To begin with, L & W write that solar activity decreased after 1985. This may almost be correct for the sunspot number (which remained the same) and perhaps correct for other solar activity proxies, but this is not correct for the cosmic rays. As is apparent from the first two figures above and below, the 1990 solar maximum caused a larger decrease in the cosmic ray flux, which implies that the temperature should have been higher in the 1990's than in the 1980's. This leaves a discrepancy between the solar maximum of 2001 which was weaker than the solar maximum of 1990, and the observed temperature increase
...snip
L & F assume (like many others before) that there should be a one-to-one correspondence between the temperature variations and solar activity. However, there are two important effects that should be considered and that arise because of the climate's heat capacity (predominantly the oceans). First, the response to short term variations in the radiative forcings are damped. This explains why the temperature variations in sync with the 11-year solar cycle are small (but they are present at the level which one expects from the observed cloud cover variations... about 0.1°C). Second, there is a lag between the response and the forcing. Typically, one expects lags which depend on the time scale of the variations. The 11-year solar cycle gives rise to a 2-year lag in the 0.1°C observed temperature variations.

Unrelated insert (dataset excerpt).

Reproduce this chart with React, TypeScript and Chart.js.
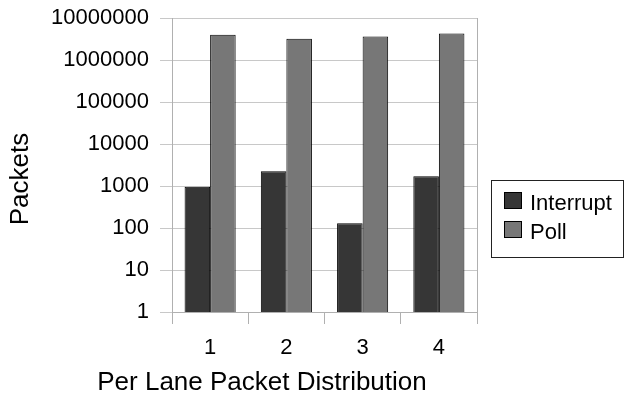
import React, { useEffect, useRef } from "react";
import { Chart, registerables } from "chart.js";

Chart.register(...registerables);

const categories = ["1", "2", "3", "4"];
const interruptValues = [960, 2250, 130, 1700];
const pollValues = [4000000, 3200000, 3650000, 4300000];
const yTickValues = [1, 10, 100, 1000, 10000, 100000, 1000000, 10000000];
const seriesNames = ["Interrupt", "Poll"];
const seriesColors = ["#363636", "#777777"];
const xTitle = "Per Lane Packet Distribution";
const yTitle = "Packets";

const FONT = '"Liberation Sans", Arial, sans-serif';

const framePlugin = {
  id: "frameAndLegend",
  afterDraw(chart: any) {
    const { ctx, chartArea } = chart;
    ctx.save();
    // right border of plot area
    ctx.strokeStyle = "#b0b0b0";
    ctx.lineWidth = 1;
    const rx = Math.round(chartArea.right) + 0.5;
    ctx.beginPath();
    ctx.moveTo(rx, Math.round(chartArea.top));
    ctx.lineTo(rx, Math.round(chartArea.bottom));
    ctx.stroke();

    // axis titles
    ctx.fillStyle = "#000000";
    ctx.font = `26px ${FONT}`;
    ctx.textAlign = "center";
    ctx.textBaseline = "middle";
    ctx.fillText(xTitle, 262, 383);
    ctx.save();
    ctx.translate(21, 179);
    ctx.rotate(-Math.PI / 2);
    ctx.fillText(yTitle, 0, 0);
    ctx.restore();

    // legend
    const lx = Math.round(chartArea.right) + 14;
    const ly = 180;
    const lw = 623 - lx;
    const lh = 77;
    ctx.strokeStyle = "#222222";
    ctx.strokeRect(lx + 0.5, ly + 0.5, lw, lh);
    ctx.font = `22px ${FONT}`;
    ctx.textBaseline = "alphabetic";
    ctx.textAlign = "left";
    chart.data.datasets.forEach((ds: any, i: number) => {
      const sy = ly + 12 + i * 29;
      ctx.fillStyle = ds.backgroundColor;
      ctx.fillRect(lx + 13, sy, 18, 17);
      ctx.strokeStyle = "#000000";
      ctx.strokeRect(lx + 13.5, sy + 0.5, 17, 16);
      ctx.fillStyle = "#000000";
      ctx.fillText(ds.label, lx + 39, sy + 18);
    });
    ctx.restore();
  },
};

export default function App() {
  const ref = useRef<HTMLCanvasElement | null>(null);
  useEffect(() => {
    if (!ref.current) return;
    const chart = new Chart(ref.current, {
      type: "bar",
      data: {
        labels: categories,
        datasets: [
          {
            label: seriesNames[0],
            data: interruptValues,
            backgroundColor: seriesColors[0],
            borderColor: "#000000",
            borderWidth: 1,
            categoryPercentage: 0.67,
            barPercentage: 1.0,
          },
          {
            label: seriesNames[1],
            data: pollValues,
            backgroundColor: seriesColors[1],
            borderColor: "#000000",
            borderWidth: 1,
            categoryPercentage: 0.67,
            barPercentage: 1.0,
          },
        ],
      },
      options: {
        responsive: false,
        animation: false,
        devicePixelRatio: 1,
        layout: { padding: { top: 18, right: 147, left: 0, bottom: 0 } },
        plugins: {
          legend: { display: false },
          tooltip: { enabled: false },
        },
        scales: {
          x: {
            grid: {
              display: true,
              drawOnChartArea: false,
              drawTicks: true,
              tickLength: 12,
              offset: true,
              color: "#b0b0b0",
            },
            border: { display: true, color: "#b0b0b0" },
            ticks: {
              color: "#000000",
              padding: 11,
              font: { family: FONT, size: 22 },
            },
            title: { display: false },
            afterFit(scale: any) {
              scale.height = 84;
              scale.paddingLeft = 0;
              scale.paddingRight = 0;
            },
          },
          y: {
            type: "logarithmic",
            min: 1,
            max: 10000000,
            grid: {
              color: "#c8c8c8",
              tickLength: 12,
              drawTicks: true,
            },
            border: { display: true, color: "#b0b0b0" },
            afterBuildTicks(scale: any) {
              scale.ticks = yTickValues.map((v) => ({ value: v }));
            },
            ticks: {
              color: "#000000",
              padding: 11,
              font: { family: FONT, size: 22 },
              callback: (v: any) => String(v),
            },
            title: { display: false },
            afterFit(scale: any) {
              scale.width = 172;
              scale.paddingTop = 0;
              scale.paddingBottom = 0;
            },
          },
        },
      },
      plugins: [framePlugin],
    } as any);
    return () => chart.destroy();
  }, []);
  return (
    <div style={{ position: "fixed", left: 0, top: 0, width: 624, height: 396, background: "#ffffff" }}>
      <canvas ref={ref} width={624} height={396} style={{ display: "block" }} />
    </div>
  );
}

Similarly, the response to the 20th century warming should be delayed by typically a decade. Climatologists know this very well (the IPCC report, for example, includes simulation results for the many decades long response to a "step function" in the forcing, and climatologists talk about "global warming commitment" that even if the CO2 would stabilize, or even decrease, we should expect to see the "committed warming", e.g., Science 307), but L & F are not climatologists. They are solar physicists, so they may not have grasped this point to the extent that they should have.
Incidentally, this is not unlike a very well-known effect from everyday life. Even though the maximum radiation from the Sun is received near noon time, the maximum daily temperatures are obtained a few hours later in the afternoon. If we were to correlate the falling radiation between say noon and 3 pm (or between June 21 and July-August), to the increasing temperature over the same period, we would conclude that solar radiation causes cooling! This is exactly what L & F are doing. They are ignoring the fact that over the 20th century, solar activity increased tremendously (see the third figure below). So, even though the 2001 maximum is weaker than the 1990 maximum, we are still paying for the extra heat absorbed over several decades, from the middle of the 20th century.